───── Provided material

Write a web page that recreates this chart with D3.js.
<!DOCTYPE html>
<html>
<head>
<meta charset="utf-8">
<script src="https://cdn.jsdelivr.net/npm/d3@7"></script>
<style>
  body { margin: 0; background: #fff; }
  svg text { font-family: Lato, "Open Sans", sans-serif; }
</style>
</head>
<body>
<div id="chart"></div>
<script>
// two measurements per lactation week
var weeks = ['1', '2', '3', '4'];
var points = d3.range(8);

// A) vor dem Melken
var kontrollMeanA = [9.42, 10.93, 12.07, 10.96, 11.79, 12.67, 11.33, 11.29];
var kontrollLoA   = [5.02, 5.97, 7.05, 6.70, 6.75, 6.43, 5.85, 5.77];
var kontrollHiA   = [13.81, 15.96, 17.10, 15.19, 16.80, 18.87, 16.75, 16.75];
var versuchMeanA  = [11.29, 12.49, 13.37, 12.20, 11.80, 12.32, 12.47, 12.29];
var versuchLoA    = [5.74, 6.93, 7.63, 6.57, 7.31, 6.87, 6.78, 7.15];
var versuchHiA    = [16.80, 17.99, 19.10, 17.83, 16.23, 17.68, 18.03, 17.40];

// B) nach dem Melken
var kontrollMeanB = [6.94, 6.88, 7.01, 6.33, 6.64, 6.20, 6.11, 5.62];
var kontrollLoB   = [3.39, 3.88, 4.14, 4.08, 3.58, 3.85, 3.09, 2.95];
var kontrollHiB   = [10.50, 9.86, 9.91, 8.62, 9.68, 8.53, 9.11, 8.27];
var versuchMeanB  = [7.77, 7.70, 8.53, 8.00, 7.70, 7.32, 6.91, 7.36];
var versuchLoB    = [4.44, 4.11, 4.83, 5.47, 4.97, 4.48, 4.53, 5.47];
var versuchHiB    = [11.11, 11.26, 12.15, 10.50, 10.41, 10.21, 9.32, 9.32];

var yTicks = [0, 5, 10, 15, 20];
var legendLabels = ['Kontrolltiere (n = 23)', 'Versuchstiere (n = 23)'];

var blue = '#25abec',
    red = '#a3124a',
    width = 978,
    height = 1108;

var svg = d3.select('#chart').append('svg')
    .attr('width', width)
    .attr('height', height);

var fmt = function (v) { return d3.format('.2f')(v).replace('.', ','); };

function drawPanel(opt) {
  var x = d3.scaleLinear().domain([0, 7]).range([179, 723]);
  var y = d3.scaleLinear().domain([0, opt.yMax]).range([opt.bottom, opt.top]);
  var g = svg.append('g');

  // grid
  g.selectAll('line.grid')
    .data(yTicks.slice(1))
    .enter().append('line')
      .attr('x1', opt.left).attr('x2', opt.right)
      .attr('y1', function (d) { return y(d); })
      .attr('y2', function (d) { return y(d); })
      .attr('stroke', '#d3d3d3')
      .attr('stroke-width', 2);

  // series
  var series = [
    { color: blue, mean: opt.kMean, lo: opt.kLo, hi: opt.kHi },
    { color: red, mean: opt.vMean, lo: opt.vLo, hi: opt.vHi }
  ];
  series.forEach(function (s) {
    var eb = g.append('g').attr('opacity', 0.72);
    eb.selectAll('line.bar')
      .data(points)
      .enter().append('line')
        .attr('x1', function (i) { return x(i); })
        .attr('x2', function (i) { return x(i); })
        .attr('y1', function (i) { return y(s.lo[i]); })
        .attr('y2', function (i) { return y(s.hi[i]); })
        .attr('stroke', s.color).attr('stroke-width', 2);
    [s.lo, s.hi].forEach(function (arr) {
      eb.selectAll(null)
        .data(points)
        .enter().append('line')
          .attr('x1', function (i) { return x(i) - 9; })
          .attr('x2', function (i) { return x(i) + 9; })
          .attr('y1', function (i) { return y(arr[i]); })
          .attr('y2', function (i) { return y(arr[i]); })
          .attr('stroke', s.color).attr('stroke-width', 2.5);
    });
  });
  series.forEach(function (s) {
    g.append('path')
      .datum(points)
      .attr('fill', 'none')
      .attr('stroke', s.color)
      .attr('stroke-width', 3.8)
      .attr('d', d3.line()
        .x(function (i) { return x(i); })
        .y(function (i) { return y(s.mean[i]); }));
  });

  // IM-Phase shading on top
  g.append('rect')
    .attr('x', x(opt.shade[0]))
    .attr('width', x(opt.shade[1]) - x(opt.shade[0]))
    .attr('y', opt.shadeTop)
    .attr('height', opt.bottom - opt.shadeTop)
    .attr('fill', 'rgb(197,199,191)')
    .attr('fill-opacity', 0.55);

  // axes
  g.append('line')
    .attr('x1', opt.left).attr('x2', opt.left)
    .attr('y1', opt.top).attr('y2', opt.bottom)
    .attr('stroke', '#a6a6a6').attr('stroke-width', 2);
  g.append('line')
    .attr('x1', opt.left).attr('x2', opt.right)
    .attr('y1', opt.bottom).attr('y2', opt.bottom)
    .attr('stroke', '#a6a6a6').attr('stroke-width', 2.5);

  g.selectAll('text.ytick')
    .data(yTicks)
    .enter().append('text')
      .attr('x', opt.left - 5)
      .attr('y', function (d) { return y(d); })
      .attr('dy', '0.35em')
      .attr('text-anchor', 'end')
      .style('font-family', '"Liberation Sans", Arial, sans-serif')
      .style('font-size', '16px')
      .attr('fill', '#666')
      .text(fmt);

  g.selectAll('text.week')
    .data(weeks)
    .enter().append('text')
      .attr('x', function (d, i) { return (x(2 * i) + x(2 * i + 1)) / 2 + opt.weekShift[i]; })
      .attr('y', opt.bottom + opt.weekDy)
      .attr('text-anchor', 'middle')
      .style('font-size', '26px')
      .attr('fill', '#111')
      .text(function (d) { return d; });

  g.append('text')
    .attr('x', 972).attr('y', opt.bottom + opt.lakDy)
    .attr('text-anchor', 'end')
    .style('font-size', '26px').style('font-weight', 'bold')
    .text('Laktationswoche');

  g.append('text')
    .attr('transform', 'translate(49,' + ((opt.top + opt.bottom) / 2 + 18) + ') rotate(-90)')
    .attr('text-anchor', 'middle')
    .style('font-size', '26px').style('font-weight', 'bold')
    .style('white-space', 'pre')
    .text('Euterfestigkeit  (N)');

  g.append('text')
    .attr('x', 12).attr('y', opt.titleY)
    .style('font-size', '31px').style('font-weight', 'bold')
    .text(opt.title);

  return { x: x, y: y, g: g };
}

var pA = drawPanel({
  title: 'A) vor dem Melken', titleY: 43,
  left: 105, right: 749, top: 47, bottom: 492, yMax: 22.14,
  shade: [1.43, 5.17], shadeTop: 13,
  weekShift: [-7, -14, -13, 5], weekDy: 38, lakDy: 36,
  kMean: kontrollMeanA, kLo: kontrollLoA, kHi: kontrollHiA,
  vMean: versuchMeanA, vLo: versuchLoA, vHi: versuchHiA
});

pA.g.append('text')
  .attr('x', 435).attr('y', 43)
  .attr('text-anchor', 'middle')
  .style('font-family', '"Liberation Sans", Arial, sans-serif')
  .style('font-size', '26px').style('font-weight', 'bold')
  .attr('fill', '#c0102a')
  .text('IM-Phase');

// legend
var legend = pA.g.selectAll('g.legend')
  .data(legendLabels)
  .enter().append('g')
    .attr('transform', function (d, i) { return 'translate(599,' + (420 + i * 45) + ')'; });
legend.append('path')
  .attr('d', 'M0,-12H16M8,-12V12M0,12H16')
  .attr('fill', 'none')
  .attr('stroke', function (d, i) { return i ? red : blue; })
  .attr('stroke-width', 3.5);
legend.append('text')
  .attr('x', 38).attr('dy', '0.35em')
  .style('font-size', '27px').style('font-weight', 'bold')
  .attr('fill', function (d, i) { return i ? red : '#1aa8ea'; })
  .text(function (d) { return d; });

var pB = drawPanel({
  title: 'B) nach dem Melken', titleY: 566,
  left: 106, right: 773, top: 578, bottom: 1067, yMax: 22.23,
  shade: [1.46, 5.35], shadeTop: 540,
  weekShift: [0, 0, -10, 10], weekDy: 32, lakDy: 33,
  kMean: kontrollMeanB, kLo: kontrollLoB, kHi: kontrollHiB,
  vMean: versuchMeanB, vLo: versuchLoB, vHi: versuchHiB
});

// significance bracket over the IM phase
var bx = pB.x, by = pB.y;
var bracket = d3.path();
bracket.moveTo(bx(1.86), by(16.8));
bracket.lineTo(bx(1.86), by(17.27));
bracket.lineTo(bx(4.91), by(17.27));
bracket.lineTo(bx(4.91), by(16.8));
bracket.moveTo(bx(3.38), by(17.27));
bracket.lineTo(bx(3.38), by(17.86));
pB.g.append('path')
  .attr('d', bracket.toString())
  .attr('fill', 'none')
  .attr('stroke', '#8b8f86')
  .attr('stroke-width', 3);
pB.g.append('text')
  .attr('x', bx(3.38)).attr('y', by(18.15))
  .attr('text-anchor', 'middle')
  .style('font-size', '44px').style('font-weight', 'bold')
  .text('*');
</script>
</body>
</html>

──────────

_Goal_: From the first line of the listing above to the line with "var legendLabels = ['Kontrolltiere", please transcribe each line exactly, both ends included, and nothing beyond that.

_Output for this exercise_:
Write a web page that recreates this chart with D3.js.
<!DOCTYPE html>
<html>
<head>
<meta charset="utf-8">
<script src="https://cdn.jsdelivr.net/npm/d3@7"></script>
<style>
  body { margin: 0; background: #fff; }
  svg text { font-family: Lato, "Open Sans", sans-serif; }
</style>
</head>
<body>
<div id="chart"></div>
<script>
// two measurements per lactation week
var weeks = ['1', '2', '3', '4'];
var points = d3.range(8);

// A) vor dem Melken
var kontrollMeanA = [9.42, 10.93, 12.07, 10.96, 11.79, 12.67, 11.33, 11.29];
var kontrollLoA   = [5.02, 5.97, 7.05, 6.70, 6.75, 6.43, 5.85, 5.77];
var kontrollHiA   = [13.81, 15.96, 17.10, 15.19, 16.80, 18.87, 16.75, 16.75];
var versuchMeanA  = [11.29, 12.49, 13.37, 12.20, 11.80, 12.32, 12.47, 12.29];
var versuchLoA    = [5.74, 6.93, 7.63, 6.57, 7.31, 6.87, 6.78, 7.15];
var versuchHiA    = [16.80, 17.99, 19.10, 17.83, 16.23, 17.68, 18.03, 17.40];

// B) nach dem Melken
var kontrollMeanB = [6.94, 6.88, 7.01, 6.33, 6.64, 6.20, 6.11, 5.62];
var kontrollLoB   = [3.39, 3.88, 4.14, 4.08, 3.58, 3.85, 3.09, 2.95];
var kontrollHiB   = [10.50, 9.86, 9.91, 8.62, 9.68, 8.53, 9.11, 8.27];
var versuchMeanB  = [7.77, 7.70, 8.53, 8.00, 7.70, 7.32, 6.91, 7.36];
var versuchLoB    = [4.44, 4.11, 4.83, 5.47, 4.97, 4.48, 4.53, 5.47];
var versuchHiB    = [11.11, 11.26, 12.15, 10.50, 10.41, 10.21, 9.32, 9.32];

var yTicks = [0, 5, 10, 15, 20];
var legendLabels = ['Kontrolltiere (n = 23)', 'Versuchstiere (n = 23)'];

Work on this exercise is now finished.